Drop the pictures and give back word for word the lines from the line holding "Write a Python" to the line holding "from bokeh.resources import INLINE", both included.

Figure scripts:
************
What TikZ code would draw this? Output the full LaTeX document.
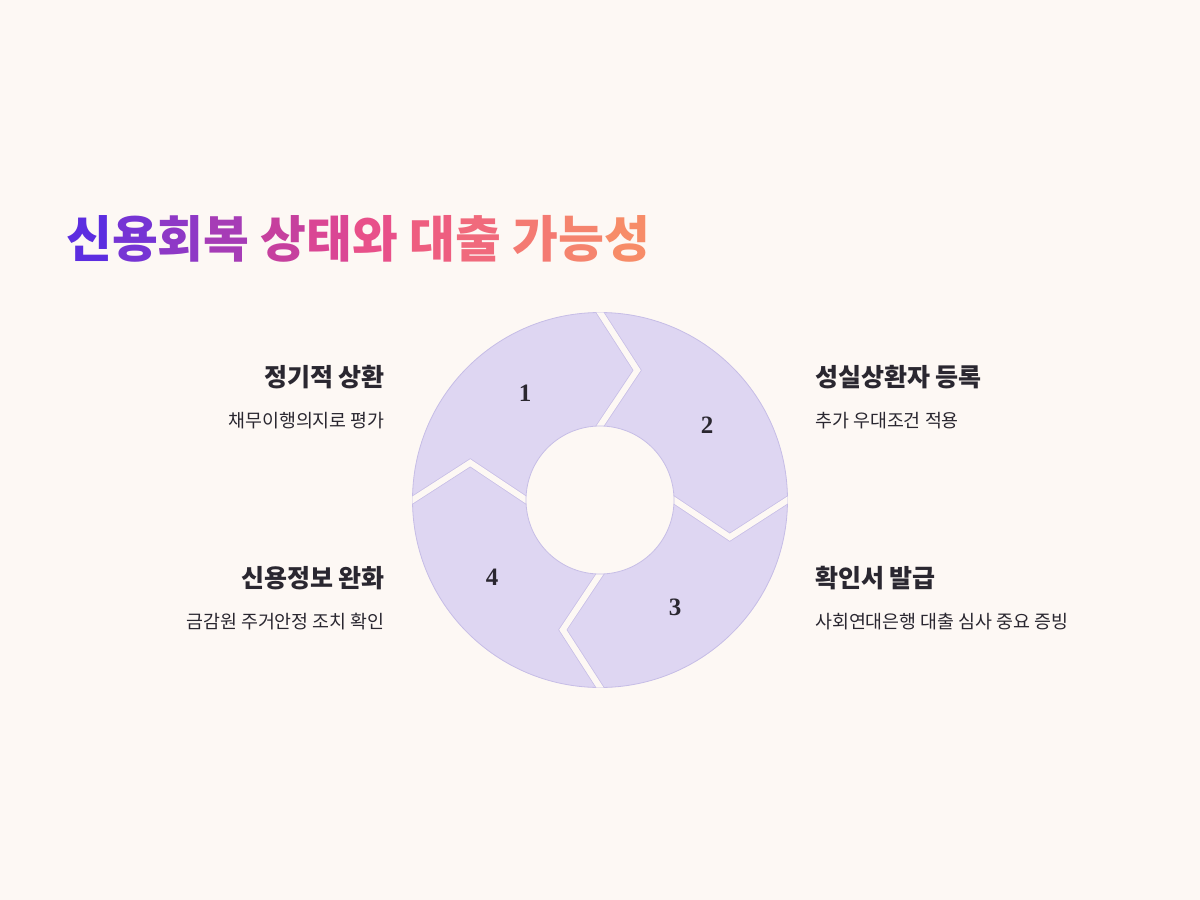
\documentclass[tikz,border=0pt]{standalone}
\usepackage{fontspec}
\newfontfamily\kr{Noto Sans CJK KR}
\newfontfamily\numfont{Liberation Serif}
\usetikzlibrary{calc}
\definecolor{bg}{HTML}{FDF8F4}
\definecolor{ringfill}{HTML}{DED6F2}
\definecolor{ringline}{HTML}{C6BDE6}
\definecolor{ink}{HTML}{2A2730}
\definecolor{t1}{HTML}{5C2DE0}
\definecolor{t2}{HTML}{7634D4}
\definecolor{t3}{HTML}{8E38C6}
\definecolor{t4}{HTML}{A63CB6}
\definecolor{t5}{HTML}{C6409E}
\definecolor{t6}{HTML}{DA4694}
\definecolor{t7}{HTML}{E8508A}
\definecolor{t8}{HTML}{EE5E80}
\definecolor{t9}{HTML}{F06A7C}
\definecolor{t10}{HTML}{F47A72}
\definecolor{t11}{HTML}{F5846E}
\definecolor{t12}{HTML}{F78C68}
\tikzset{
  heading/.style={font=\kr\bfseries\fontsize{25}{30}\selectfont, text=ink, inner sep=0pt},
  subtext/.style={font=\kr\fontsize{18.4}{22}\selectfont, text=ink, inner sep=0pt},
  numlabel/.style={font=\numfont\bfseries\fontsize{25}{28}\selectfont, text=ink, inner sep=0pt},
  cutback/.style={draw=ringline, line width=7.5pt},
  cutgap/.style={draw=bg, line width=6pt}
}
\begin{document}
\begin{tikzpicture}[x=1pt,y=1pt]
\useasboundingbox (0,-900) rectangle (1200,0);
\fill[bg] (0,-900) rectangle (1200,0);

% title
\node[anchor=west, inner sep=0pt, font=\kr\bfseries\fontsize{49.8}{58}\selectfont] (title) at (66,-239)
 {\textcolor{t1}{신}\textcolor{t2}{용}\textcolor{t3}{회}\textcolor{t4}{복} \textcolor{t5}{상}\textcolor{t6}{태}\textcolor{t7}{와} \textcolor{t8}{대}\textcolor{t9}{출} \textcolor{t10}{가}\textcolor{t11}{능}\textcolor{t12}{성}};

% ring
\coordinate (c) at (600,-500);
\def\Ro{187.5}
\def\Ri{74}
\def\Rt{135}
\fill[ringfill, even odd rule] (c) circle (\Ro) (c) circle (\Ri);
\draw[ringline, line width=0.8pt] (c) circle (\Ro);
\begin{scope}
  \clip (c) circle (\Ro+0.1);
  \foreach \a in {90,0,270,180}{
    \coordinate (o) at ($(c)+(\a:\Ro)$);
    \coordinate (t) at ($(c)+(\a-16:\Rt)$);
    \coordinate (i) at ($(c)+(\a:\Ri)$);
    \coordinate (oe) at ($(t)!1.15!(o)$);
    \coordinate (ie) at ($(t)!1.3!(i)$);
    \draw[cutback] (oe) -- (t) -- (ie);
    \draw[cutgap] (oe) -- (t) -- (ie);
  }
\end{scope}
\fill[bg] (c) circle (\Ri);
\draw[ringline, line width=0.8pt] (c) circle (\Ri);

% numbers
\node[numlabel] (n1) at (525,-393) {1};
\node[numlabel] (n2) at (707,-425) {2};
\node[numlabel] (n3) at (675,-607) {3};
\node[numlabel] (n4) at (492,-577) {4};

% labels left
\node[heading, anchor=east] (h1) at (385,-377) {정기적 상환};
\node[subtext, anchor=east] (s1) at (385,-421) {채무이행의지로 평가};
\node[heading, anchor=east] (h4) at (385,-578) {신용정보 완화};
\node[subtext, anchor=east] (s4) at (385,-622) {금감원 주거안정 조치 확인};
% labels right
\node[heading, anchor=west] (h2) at (815,-377) {성실상환자 등록};
\node[subtext, anchor=west] (s2) at (815,-421) {추가 우대조건 적용};
\node[heading, anchor=west] (h3) at (815,-578) {확인서 발급};
\node[subtext, anchor=west] (s3) at (815,-622) {사회연대은행 대출 심사 중요 증빙};
\end{tikzpicture}
\end{document}
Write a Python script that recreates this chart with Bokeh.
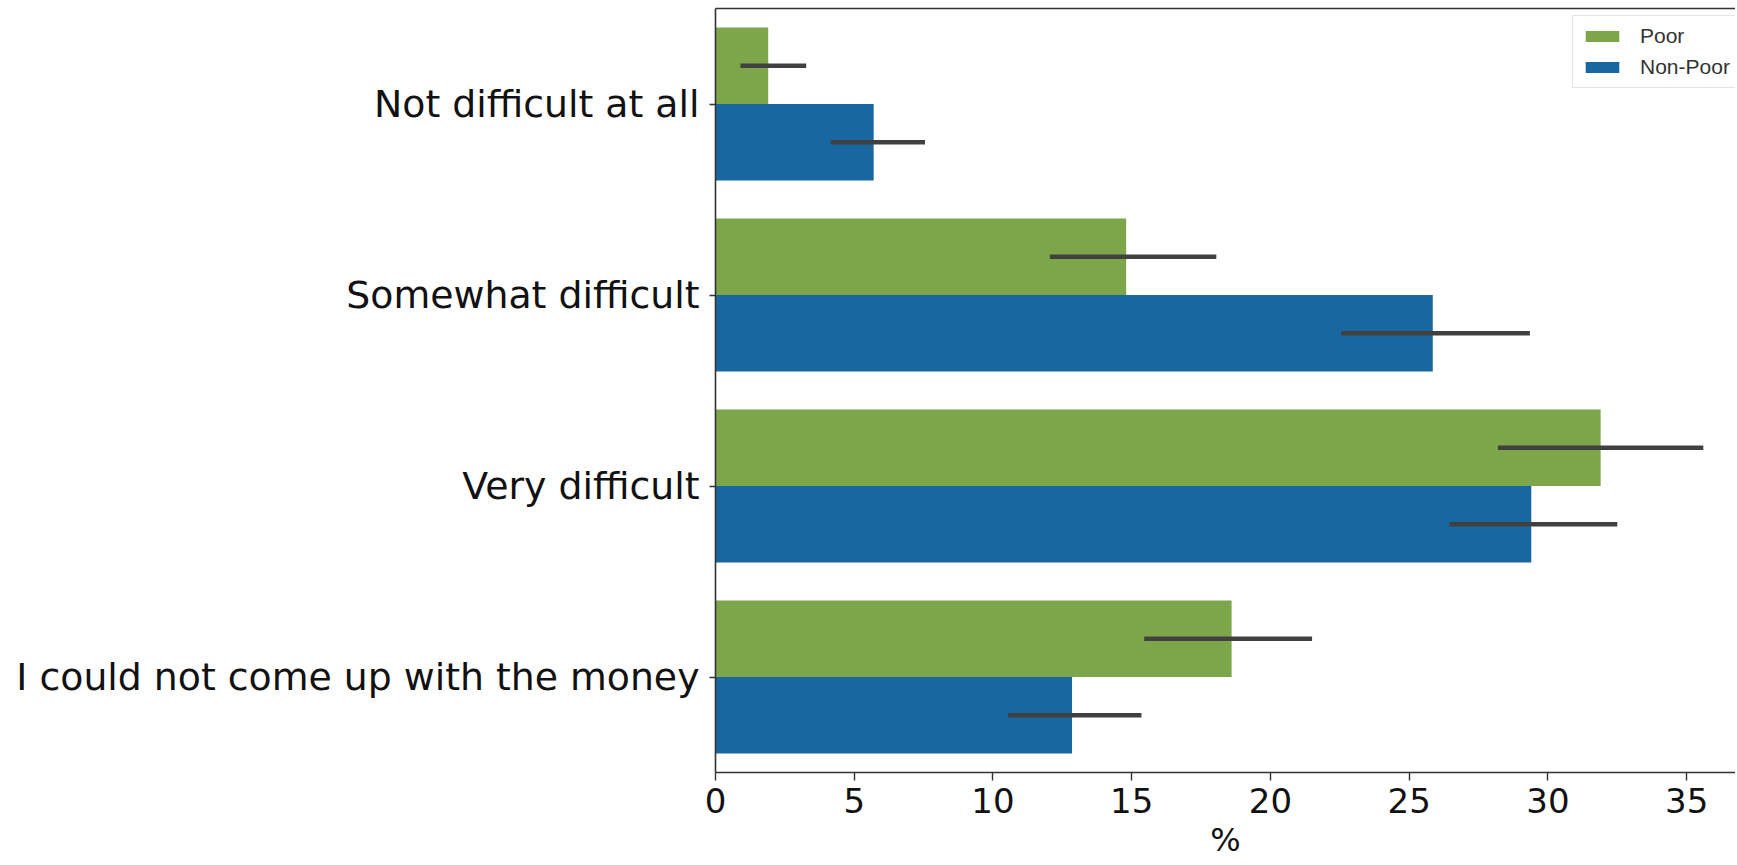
from bokeh.plotting import figure
from bokeh.models import ColumnDataSource, FactorRange, Range1d, LinearAxis, FixedTicker, Legend, LegendItem
from bokeh.transform import dodge
from bokeh.embed import file_html
from bokeh.resources import INLINE

categories = ["Not difficult at all", "Somewhat difficult", "Very difficult",
              "I could not come up with the money"]
poor = [1.9, 14.8, 31.9, 18.6]
poor_lo = [0.9, 12.05, 28.2, 15.45]
poor_hi = [3.27, 18.05, 35.6, 21.5]
nonpoor = [5.7, 25.85, 29.4, 12.85]
nonpoor_lo = [4.15, 22.55, 26.45, 10.55]
nonpoor_hi = [7.55, 29.35, 32.5, 15.35]
x_ticks = [0, 5, 10, 15, 20, 25, 30, 35]

GREEN = "#7da54a"
BLUE = "#1967a0"
ERR = "#404040"

src = ColumnDataSource(dict(cat=categories, poor=poor, poor_lo=poor_lo, poor_hi=poor_hi,
                            nonpoor=nonpoor, nonpoor_lo=nonpoor_lo, nonpoor_hi=nonpoor_hi))

p = figure(y_range=FactorRange(factors=categories[::-1], range_padding=0),
           x_range=Range1d(0, 36.76),
           frame_width=1020, frame_height=764,
           min_border_left=715, min_border_right=0, min_border_top=8, min_border_bottom=0,
           output_backend="svg", toolbar_location=None)
p.outline_line_color = None
p.grid.grid_line_color = None

rp = p.hbar(y=dodge("cat", 0.2, range=p.y_range), right="poor", left=0, height=0.4,
            source=src, fill_color=GREEN, line_color=None)
rn = p.hbar(y=dodge("cat", -0.2, range=p.y_range), right="nonpoor", left=0, height=0.4,
            source=src, fill_color=BLUE, line_color=None)
p.segment(x0="poor_lo", x1="poor_hi", y0=dodge("cat", 0.2, range=p.y_range),
          y1=dodge("cat", 0.2, range=p.y_range), source=src, line_color=ERR, line_width=4.5)
p.segment(x0="nonpoor_lo", x1="nonpoor_hi", y0=dodge("cat", -0.2, range=p.y_range),
          y1=dodge("cat", -0.2, range=p.y_range), source=src, line_color=ERR, line_width=4.5)

# x axis
xa = p.xaxis[0]
xa.ticker = FixedTicker(ticks=x_ticks)
xa.minor_tick_line_color = None
xa.major_tick_out = 8
xa.major_tick_in = 0
xa.major_label_text_font = "DejaVu Sans"
xa.major_label_text_font_size = "34px"
xa.major_label_text_color = "#111111"
xa.major_label_standoff = 7
xa.axis_label = "%"
xa.axis_label_text_font = "DejaVu Sans"
xa.axis_label_text_font_size = "32px"
xa.axis_label_text_font_style = "normal"
xa.axis_label_text_color = "#111111"
xa.axis_label_standoff = 5
xa.axis_line_color = "#333333"
xa.axis_line_width = 1.6
xa.major_tick_line_color = "#333333"
xa.major_tick_line_width = 1.4

# y axis
ya = p.yaxis[0]
ya.major_tick_out = 6
ya.major_tick_in = 0
ya.minor_tick_line_color = None
ya.major_label_text_font = "DejaVu Sans"
ya.major_label_text_font_size = "37.8px"
ya.major_label_text_color = "#111111"
ya.major_label_standoff = 10
ya.axis_line_color = "#333333"
ya.axis_line_width = 1.6
ya.major_tick_line_color = "#333333"
ya.major_tick_line_width = 1.4

# top spine
top = LinearAxis(ticker=FixedTicker(ticks=[]), major_label_text_font_size="0px",
                 major_tick_line_color=None, minor_tick_line_color=None,
                 axis_line_color="#333333", axis_line_width=1.6)
p.add_layout(top, "above")

legend = Legend(items=[LegendItem(label="Poor", renderers=[rp]),
                       LegendItem(label="Non-Poor", renderers=[rn])],
                location=(857, 684))
legend.padding = 8
legend.spacing = 7
legend.glyph_width = 42
legend.glyph_height = 14
legend.label_height = 24
legend.label_standoff = 17
legend.label_text_font = "Liberation Sans"
legend.label_text_font_size = "21px"
legend.label_text_color = "#333333"
legend.border_line_color = "#cccccc"
legend.border_line_width = 1
legend.background_fill_alpha = 0.9
p.add_layout(legend)

open("out.html", "w").write(file_html(p, INLINE))
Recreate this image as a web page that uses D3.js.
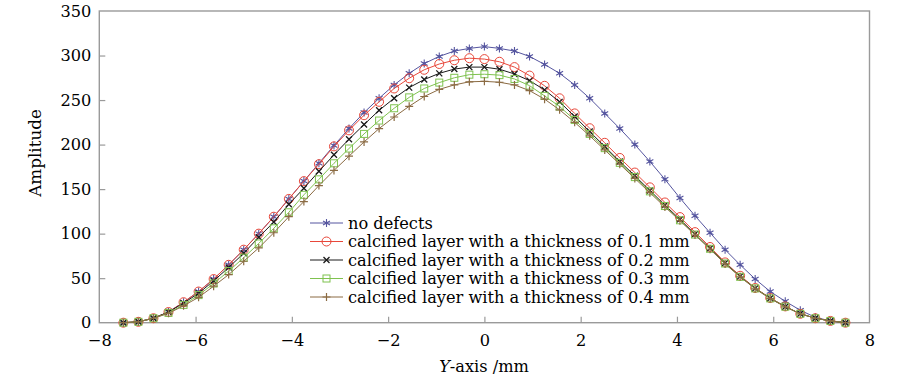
************
COMPLETE RESPONSE:
Write a Python script that recreates this chart with Bokeh.
from bokeh.plotting import figure
from bokeh.models import ColumnDataSource, FactorRange, Range1d, LinearAxis, FixedTicker, Legend, LegendItem
from bokeh.transform import dodge
from bokeh.embed import file_html
from bokeh.resources import INLINE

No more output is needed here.